Tobias: Prinzipiell kann schon jeder Hundebesitzer seinen Hund scheren. Erfahrungsgemäß kann ich jedoch sagen, dass es sich die meisten Hundebesitzer leichter vorstellen, als es ist. Sollte jemand den Versuch starten, empfehle ich, einige Vorkehrungen zu treffen. A und O ist das richtige Werkzeug. So sollte eine Tierscher-maschine vorhanden sein sowie ein Tisch, der nicht wackelt und eine rutschfeste Tischplatte hat. Ich würde den Tisch auch in eine Ecke stellen, so dass der Hundebesitzer nicht auf vier Seiten aufpassen muss. Es kann auch eine Hilfe sein, wenn man den Hund in Etappen schneidet. Ich rate immer, sich kleine Ziele zu setzen, z. B. Montag den Rücken und die beiden Hinterbeine. Dienstag die Vorderbeine und den Schwanz und am Mittwoch den Kopf. Denn meistens wollen die Besitzer alles auf einmal durchziehen und überfordern sich und den Hund. Einen Gefallen tun sich die Besitzer auch, wenn sie das Tier vorher mit einem Tiershampoo baden. So entfernen sie Fette, Dreck und Talk, die den Vorgang des Scherens enorm erschweren. Der Hund lässt sich so nicht nur leichter behandeln, sondern das Werkzeug hält auch länger.
FH: Worauf muss man beim Scheren besonders achten?
Tobias: Auf gar keinen Fall sollte man zu kurz scheren, es sollte niemals die blanke Haut sichtbar sein. Auch an bestimmten Körperpartien ist Vorsicht geboten. Überall wo Hautfalten sind, besteht die Gefahr, den Hund zu schneiden. Man wird dem Hund zwar keine Gliedmaßen abtrennen, aber für manche Hunde ist der Spaß dann vorbei. In den meisten Fällen sollte auch immer mit der Wuchsrichtung rasiert werden. Ansons-ten heißt es: üben, üben, üben.
FH: Wie schafft man es, eine vernünftige „Frisur“ hinzubekommen, wenn der Hund Angst vor der Maschine hat?
Tobias: Wenn ein Hund bei der Behandlung massive Angst hat, muss man sehr behutsam vorgehen. Maschine ist da meistens tabu, hier muss alles mit der Hand gemacht werden. Auch ist eine ruhige Art wichtig, keine Hektik, und es ist wichtig, die Reizkulisse so gering wie möglich zu gestalten. Allerdings sollte man der Angst auch nicht verfallen. Bemitleiden ist das wenigste, was der Hund braucht. Auch kann es sein, dass es ein Limit gibt. Dieses gilt es zu erkennen und gegebenenfalls noch einen weiteren Termin zu vereinbaren. Hier ist es auch von Vorteil, wenn der Hundefriseur sich gleichzeitig mit Training auskennt.
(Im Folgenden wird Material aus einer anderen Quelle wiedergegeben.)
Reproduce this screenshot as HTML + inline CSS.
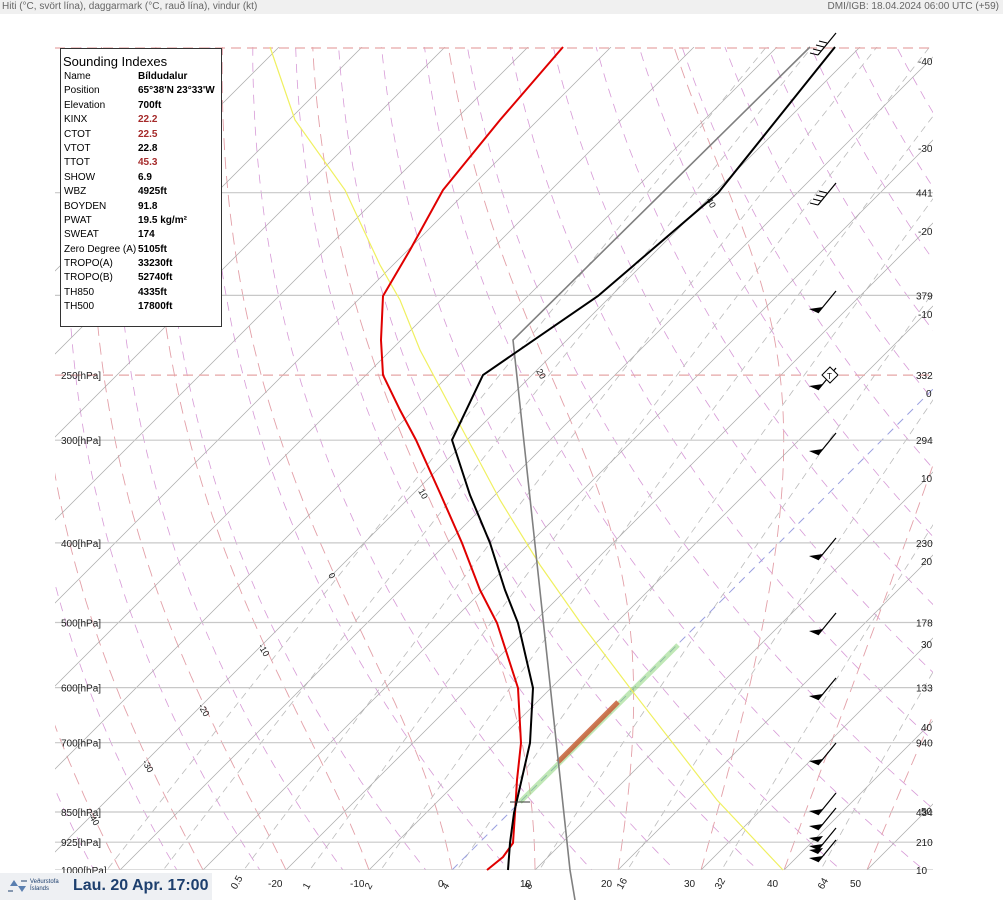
<!DOCTYPE html>
<html><head><meta charset="utf-8">
<style>
html,body{margin:0;padding:0;background:#fff;}
body{width:1003px;height:900px;position:relative;overflow:hidden;font-family:"Liberation Sans",sans-serif;}
#hdr{position:absolute;left:0;top:0;width:1003px;height:14px;background:#f0f0f0;font-size:10px;color:#666;line-height:13px;}
#hdr .l{position:absolute;left:2px;}
#hdr .r{position:absolute;right:4px;}
#box{position:absolute;left:60px;top:48px;width:160px;height:277px;border:1px solid #333;background:#fff;font-size:10px;line-height:14.4px;color:#000;}
#box .t{font-size:13px;margin:5px 0 1px 2px;line-height:15px;}
#box .row{position:relative;height:14.4px;padding-left:3px;}
#box .row span{position:absolute;left:77px;font-weight:bold;}
#box .red{color:#a52a2a;}
#logo{position:absolute;left:0;top:873px;width:212px;height:27px;background:#eef0f3;}
#logo .d{position:absolute;left:73px;top:4px;font-size:16px;font-weight:bold;color:#1d3f6e;white-space:nowrap;}
#logo .s{position:absolute;left:30px;top:6px;font-size:6px;line-height:7px;color:#1d3f6e;}
</style></head>
<body>
<div id="hdr"><span class="l">Hiti (°C, svört lína), daggarmark (°C, rauð lína), vindur (kt)</span><span class="r">DMI/IGB: 18.04.2024 06:00 UTC (+59)</span></div>
<svg id="sv" width="1003" height="900" style="position:absolute;left:0;top:0" xmlns="http://www.w3.org/2000/svg">
<defs><clipPath id="cp"><rect x="55" y="47" width="878" height="823"/></clipPath>
<clipPath id="cr"><rect x="0" y="0" width="933" height="900"/></clipPath></defs>
<g id="grid" clip-path="url(#cp)"></g>
<g id="lab" clip-path="url(#cr)" font-size="10" fill="#222"></g>
<g id="prof"></g>
</svg>
<div id="box">
<div class="t">Sounding Indexes</div>
<div class="row">Name<span>Bíldudalur</span></div>
<div class="row">Position<span>65°38'N 23°33'W</span></div>
<div class="row">Elevation<span>700ft</span></div>
<div class="row">KINX<span class="red">22.2</span></div>
<div class="row">CTOT<span class="red">22.5</span></div>
<div class="row">VTOT<span>22.8</span></div>
<div class="row">TTOT<span class="red">45.3</span></div>
<div class="row">SHOW<span>6.9</span></div>
<div class="row">WBZ<span>4925ft</span></div>
<div class="row">BOYDEN<span>91.8</span></div>
<div class="row">PWAT<span>19.5 kg/m²</span></div>
<div class="row">SWEAT<span>174</span></div>
<div class="row">Zero Degree (A)<span>5105ft</span></div>
<div class="row">TROPO(A)<span>33230ft</span></div>
<div class="row">TROPO(B)<span>52740ft</span></div>
<div class="row">TH850<span>4335ft</span></div>
<div class="row">TH500<span>17800ft</span></div>
</div>
<div id="logo"><svg width="28" height="27" style="position:absolute;left:4px;top:0"><path d="M6 13 L10 7 L14 13 Z M14 13 L18 19 L22 13Z" fill="#5a7fb0"/><path d="M4 18 L9 18 M17 8 L23 8" stroke="#1d3f6e"/></svg><div class="s">Veðurstofa<br>Íslands</div><div class="d">Lau. 20 Apr. 17:00</div></div>
<script>
var NS="http://www.w3.org/2000/svg";
function Y(p){return 870-357*Math.log(1000/p);}
function X(T,p){return 452+8.3*T+357*Math.log(1000/p);}
function el(par,tag,at,txt){var e=document.createElementNS(NS,tag);for(var k in at)e.setAttribute(k,at[k]);if(txt!==undefined)e.textContent=txt;document.getElementById(par).appendChild(e);return e;}
function pl(par,pts,st){el(par,"polyline",Object.assign({points:pts.map(function(a){return a[0].toFixed(1)+","+a[1].toFixed(1)}).join(" "),fill:"none"},st));}
var ps=[];for(var p=1050;p>=95;p-=5)ps.push(p);
for(var th=230;th<=520;th+=10){var a=[];ps.forEach(function(p){var T=th*Math.pow(p/1000,0.286)-273.15;a.push([X(T,p),Y(p)]);});pl("grid",a,{stroke:"#d79ad7","stroke-width":0.8,"stroke-dasharray":"9,7"});}
[0.1,0.2,0.5,1,2,4,8,16,32,64].forEach(function(w){var a=[];ps.forEach(function(p){var e=w/1000*p/(0.622+w/1000);var l=Math.log(e/6.112);var T=243.5*l/(17.67-l);a.push([X(T,p),Y(p)]);});pl("grid",a,{stroke:"#bbb","stroke-width":0.8,"stroke-dasharray":"7,5"});});
for(var T0=-40;T0<=50;T0+=10){var T=T0+273.15,p=1000;var up=[[X(T0,1000),Y(1000)]];
 while(p>95){var Tc=T-273.15,es=6.112*Math.exp(17.67*Tc/(Tc+243.5)),rs=0.622*es/(p-es);var d=(287*T+2.5e6*rs)/(1004+2.5e6*2.5e6*rs*0.622/(287*T*T));var dp=-5;T+=d*Math.log((p+dp)/p);p+=dp;up.push([X(T-273.15,p),Y(p)]);}
 pl("grid",up,{stroke:"#e3a0a8","stroke-width":0.9,"stroke-dasharray":"12,7"});}
for(var t=-120;t<=60;t+=10){pl("grid",[[X(t,1000),870],[X(t,1000)+823,47]],{stroke:t==0?"#9aa0e0":"#aaa","stroke-width":t==0?1:0.7,"stroke-dasharray":t==0?"8,6":"none"});}
[1000,925,850,700,600,500,400,300,200,150].forEach(function(p){pl("grid",[[55,Y(p)],[933,Y(p)]],{stroke:"#c8c8c8","stroke-width":1.2});});
[250,100].forEach(function(p){pl("grid",[[55,Y(p)],[933,Y(p)]],{stroke:"#e6a6a6","stroke-width":1.2,"stroke-dasharray":"10,6"});});
[[250,"250[hPa]"],[300,"300[hPa]"],[400,"400[hPa]"],[500,"500[hPa]"],[600,"600[hPa]"],[700,"700[hPa]"],[850,"850[hPa]"],[925,"925[hPa]"],[1000,"1000[hPa]"]].forEach(function(q){el("lab","text",{x:61,y:Y(q[0])+4},q[1]);});
[[150,"4419"],[200,"3796"],[250,"3324"],[300,"2946"],[400,"2305"],[500,"1785"],[600,"1332"],[700,"940"],[850,"434"],[925,"210"],[1000,"10"]].forEach(function(q){el("lab","text",{x:916,y:Y(q[0])+4},q[1]);});
[[-40,65],[-30,152],[-20,235],[-10,318],[0,397],[10,482],[20,565],[30,648],[40,731],[50,815]].forEach(function(q){el("lab","text",{x:q[0]<0?918:(q[0]==0?926:921),y:q[1]},q[0]);});
[[-20,268],[-10,350],[0,438],[10,520],[20,601],[30,684],[40,767],[50,850]].forEach(function(q){el("lab","text",{x:q[1],y:887},q[0]);});
[["0.5",236],["1",308],["2",370],["4",447],["8",530],["16",622],["32",720],["64",823]].forEach(function(q){el("lab","text",{x:q[1],y:890,transform:"rotate(-60 "+q[1]+" 890)"},q[0]);});
[["10",418,491],["0",328,575],["-10",258,646],["-20",198,706],["-30",142,762],["-40",88,815],["20",536,371],["40",706,200]].forEach(function(q){el("lab","text",{x:q[1],y:q[2],transform:"rotate(60 "+q[1]+" "+q[2]+")","font-size":9},q[0]);});
pl("prof",[[520,802],[678,645]],{stroke:"rgba(130,210,110,0.5)","stroke-width":5});
pl("prof",[[558,762],[618,702]],{stroke:"#c8603a","stroke-width":5,"stroke-opacity":0.85});
pl("prof",[[270,47],[295,120],[345,190],[380,265],[400,300],[420,350],[460,425],[500,500],[540,565],[580,622],[630,688],[717,800],[783,870]],{stroke:"#f0f060","stroke-width":1.2});
pl("prof",[[575,900],[570,870],[513,340],[810,47]],{stroke:"#808080","stroke-width":1.6});
pl("prof",[[487,870],[503,857],[513,843],[515,813],[517,780],[521,743],[518,688],[497,623],[480,590],[462,543],[440,493],[416,440],[400,410],[383,375],[381,340],[383,296],[410,250],[443,190],[500,120],[563,47]],{stroke:"#e00000","stroke-width":2});
pl("prof",[[508,870],[510,843],[514,813],[517,800],[530,743],[533,688],[518,623],[505,590],[490,543],[470,495],[452,440],[483,375],[598,296],[718,193],[835,47]],{stroke:"#000","stroke-width":2});
pl("prof",[[510,802],[530,802]],{stroke:"#333","stroke-width":1});
[[55,3],[205,3],[313,1],[390,1],[455,1],[560,1],[635,1],[700,1],[765,1],[815,1],[830,1],[850,2],[862,2]].forEach(function(b){var x=818,y=b[0];pl("prof",[[x,y],[x+18,y-22]],{stroke:"#000","stroke-width":1.2});
 if(b[1]==3){for(var i=0;i<4;i++)pl("prof",[[x+3*i,y-4*i],[x+3*i-8,y-4*i-2]],{stroke:"#000","stroke-width":1});}
 else{el("prof","polygon",{points:(x)+","+y+" "+(x+5)+","+(y-6)+" "+(x-9)+","+(y-4),fill:"#000"});if(b[1]==2)el("prof","polygon",{points:(x)+","+(y-8)+" "+(x+5)+","+(y-14)+" "+(x-9)+","+(y-12),fill:"#000"});}});
el("prof","polygon",{points:"830,367 838,375 830,383 822,375",fill:"#fff",stroke:"#000","stroke-width":1});
el("prof","text",{x:827,y:379,"font-size":8},"T");
</script>
</body></html>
FH: Was wünschen Sie sich vom Hundehalter, wenn er mit seinem Hund zum Scheren zu Ihnen kommt ?
Tobias: Sehr schön wäre es, wenn die Besitzer schon früh dem Hund zeigen würden, was ein Hundefriseur ist. Auch sollten die Züchter die neuen Hundebesitzer aufklären, was gemacht werden muss. Natürlich kann mit Welpen schon dies und das trainiert werden, um den späteren Besuch zu erleichtern. Bei uns zum Beispiel gibt es keinerlei Probleme, einen Termin zu vereinbaren, bei dem der Welpe sich umschauen darf. Hier trainieren wir mit dem Welpen und zeigen dem Besitzer, was er tun kann.
FH: Was bieten Sie als Hundefriseur noch für Leistungen an?
Tobias: Wir bieten alles rund um das Thema Fellpflege und Training an. Außerdem gehört bei uns das Kontrollieren der Krallen dazu. Sowie mal in die Ohren schauen und natürlich das Baden. Analdrüsen kontrollieren wir auch. Bei uns kann sich auch jeder beraten lassen, wie er seinen Hund zu pflegen hat und welche Werkzeuge am besten geeignet sind. Des Weiteren ist es möglich, uns für ein zweitägiges Seminar zu buchen, bei dem alles rund um das Thema Fellpflege erklärt wird.